In a test of PRIZM C2, PRIZMΔ and DELTA, EA analysts demonstrated their relative strengths for reaching potential customers for a fitness club, an upscale retailer and an online shopping site. While PRIZM C2 provided the best solution for promoting a fitness club in a local neighbourhood, PRIZMΔ was a better choice for the upscale retailer, and DELTA proved more effective for marketing an online shopping site.

"We remain strong supporters of the DA-level segmentation of PRIZM C2 assigned to postal codes for many projects," explains Kestle. "But for some modeling and marketing applications, PRIZMΔ or DELTA will make more sense because their development at a smaller level of geography results in a greater level of differentiation."

The new DELTA systems—the name refers to the Greek symbol denoting change—were developed by a modeling team led by Danny Heuman, EA’s Vice President of Custom Research. The team included Kestle, Chief Methodologist Dr. Tony Lea and Senior Research Associate Peter Miron. R. Bruce Carroll, a founder of Claritas and the developer of Acxiom’s Personicx segmentation system, provided special analytical advice. The group built both segmentation systems by incorporating postal code-level data on Canadian lifestyles, marketplace behaviour, ethnicity and values, including new ethnicity data from EA’s OriginsCanada product. EA analysts also used sophisticated modeling approaches and algorithms to build and test multiple solutions before determining the segmentation systems that offered the best "lift" across the broadest spectrum of products and services. Although early segmentation systems reflected the notion that everyone in a neighbourhood shared similar lifestyles, the DELTA system offers finer granularity, allowing companies to target, for example, any one of a dozen different segments of middle-aged couples found on just one side of a single block.
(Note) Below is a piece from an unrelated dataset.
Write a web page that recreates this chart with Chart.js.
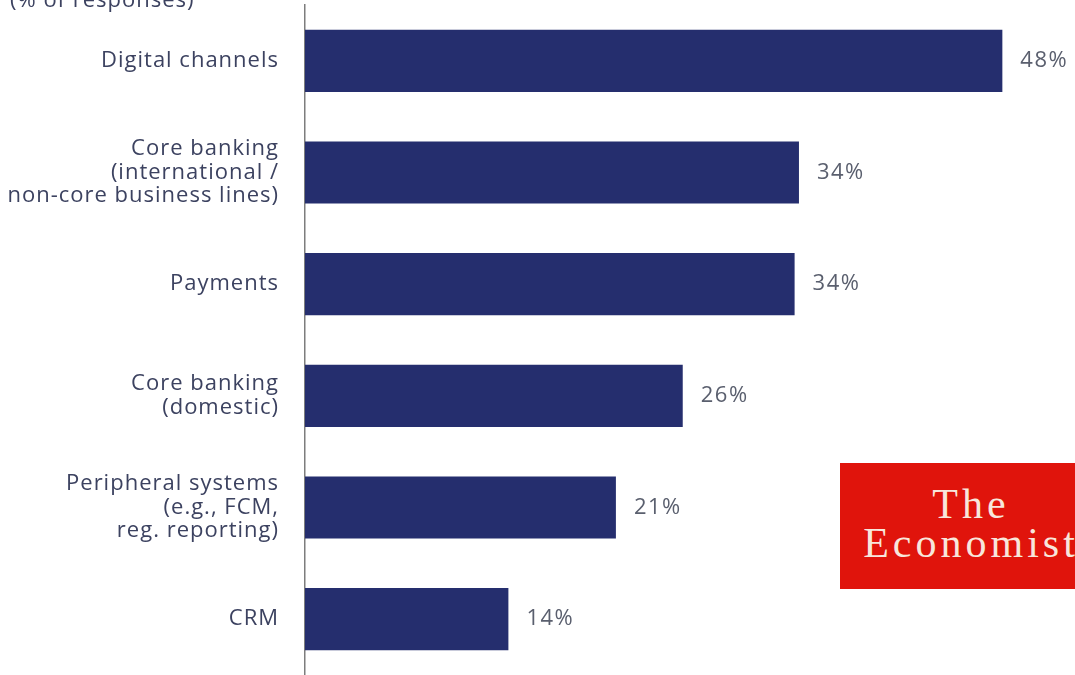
<!DOCTYPE html>
<html>
<head>
<meta charset="utf-8">
<script src="https://cdn.jsdelivr.net/npm/chart.js@4/dist/chart.umd.min.js"></script>
<style>
  body { margin: 0; background: #fff; }
  #wrap { position: relative; width: 1075px; height: 675px; overflow: hidden; }
  #subtitle {
    position: absolute; left: 10px; top: -17px; letter-spacing: 1px;
    font-family: "Open Sans", sans-serif; font-size: 22px; color: #3c4260;
  }
  #logo {
    position: absolute; left: 840px; top: 463px; width: 262px; height: 126px;
    background: #e0140c; color: #f8e6dc;
    font-family: "Liberation Serif", "DejaVu Serif", serif; font-size: 42px;
    letter-spacing: 4px; line-height: 39px; text-align: center;
    padding-top: 22px; box-sizing: border-box;
  }
</style>
</head>
<body>
<div id="wrap">
  <canvas id="barChart" width="1075" height="675"></canvas>
  <div id="subtitle">(% of responses)</div>
  <div id="logo">The<br>Economist</div>
</div>
<script>
const categories = [
  ['Digital channels'],
  ['Core banking', '(international /', 'non-core business lines)'],
  ['Payments'],
  ['Core banking', '(domestic)'],
  ['Peripheral systems', '(e.g., FCM,', 'reg. reporting)'],
  ['CRM'],
];
const values = [48, 34, 33.7, 26, 21.4, 14];
const valueLabels = ['48%', '34%', '34%', '26%', '21%', '14%'];

// spread the letters a bit, like the original artwork
const spacingPlugin = {
  id: 'letterSpacing',
  beforeDraw(chart) {
    chart.ctx.letterSpacing = '1px';
  }
};

const valueLabelPlugin = {
  id: 'valueLabels',
  afterDatasetsDraw(chart) {
    const ctx = chart.ctx;
    const meta = chart.getDatasetMeta(0);
    ctx.save();
    ctx.letterSpacing = '1.5px';
    ctx.font = '22px "Open Sans", sans-serif';
    ctx.fillStyle = '#5a5f6e';
    ctx.textBaseline = 'middle';
    ctx.textAlign = 'left';
    meta.data.forEach((bar, i) => {
      ctx.fillText(valueLabels[i], bar.x + 18, bar.y);
    });
    ctx.restore();
  }
};

const barChartCtx = document.getElementById('barChart').getContext('2d');
const barChart = new Chart(barChartCtx, {
  type: 'bar',
  data: {
    labels: categories,
    datasets: [{
      data: values,
      backgroundColor: '#252e6e',
      categoryPercentage: 0.556,
      barPercentage: 1.0,
    }]
  },
  options: {
    indexAxis: 'y',
    responsive: false,
    animation: false,
    layout: { padding: { top: 5, bottom: 0, right: 0 } },
    plugins: {
      legend: { display: false },
      tooltip: { enabled: false },
    },
    scales: {
      x: {
        display: false,
        min: 0,
        max: 53,
      },
      y: {
        afterFit(axis) {
          axis.width = 305;
          axis.paddingTop = 0;
          axis.paddingBottom = 0;
        },
        grid: { display: false, drawTicks: false },
        border: { display: true, color: '#7d7d7d', width: 1.5 },
        ticks: {
          padding: 26,
          color: '#3c4260',
          font: { family: '"Open Sans", sans-serif', size: 22, lineHeight: 1.07 },
        }
      }
    }
  },
  plugins: [spacingPlugin, valueLabelPlugin]
});
</script>
</body>
</html>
"While both systems required months to develop, they’re actually the end products of years of thought about how to model data reliably at the postal code level," says Heuman. "The result is an accurate portrayal of neighbourhood-level dynamics capturing family and household differences between adjacent postal codes and those across the street."

As with PRIZM C2, PRIZMΔ and DELTA allow organizations in a range of sectors—financial, retail, media, telecommunications, travel, government and not-for-profit—to carry out a variety of marketing activities:

  • Identifying the most profitable customers and prospects 
  • Creating more robust consumer segment profiles 
  • Locating areas of high-value customers, underserved markets and untapped opportunities 
  • Determining the best media mix and messages to reach a target audience 
  • Delivering digital advertising in real time to PRIZM C2, PRIZMΔ or DELTA segments and target groups 
  • Improving one-to-one targeting with relevant messaging 
  • Importing variables in predictive models to differentiate behaviours 

By selecting the most appropriate EA segmentation system, marketers will have the data and consumer insights needed to reach their target audiences with the right message, through the right medium, at the right time. "Ultimately, consumers benefit," says Kestle, "because with PRIZM C2, PRIZMΔ and DELTA, they will receive information tailored specifically to their needs and their lifestyles."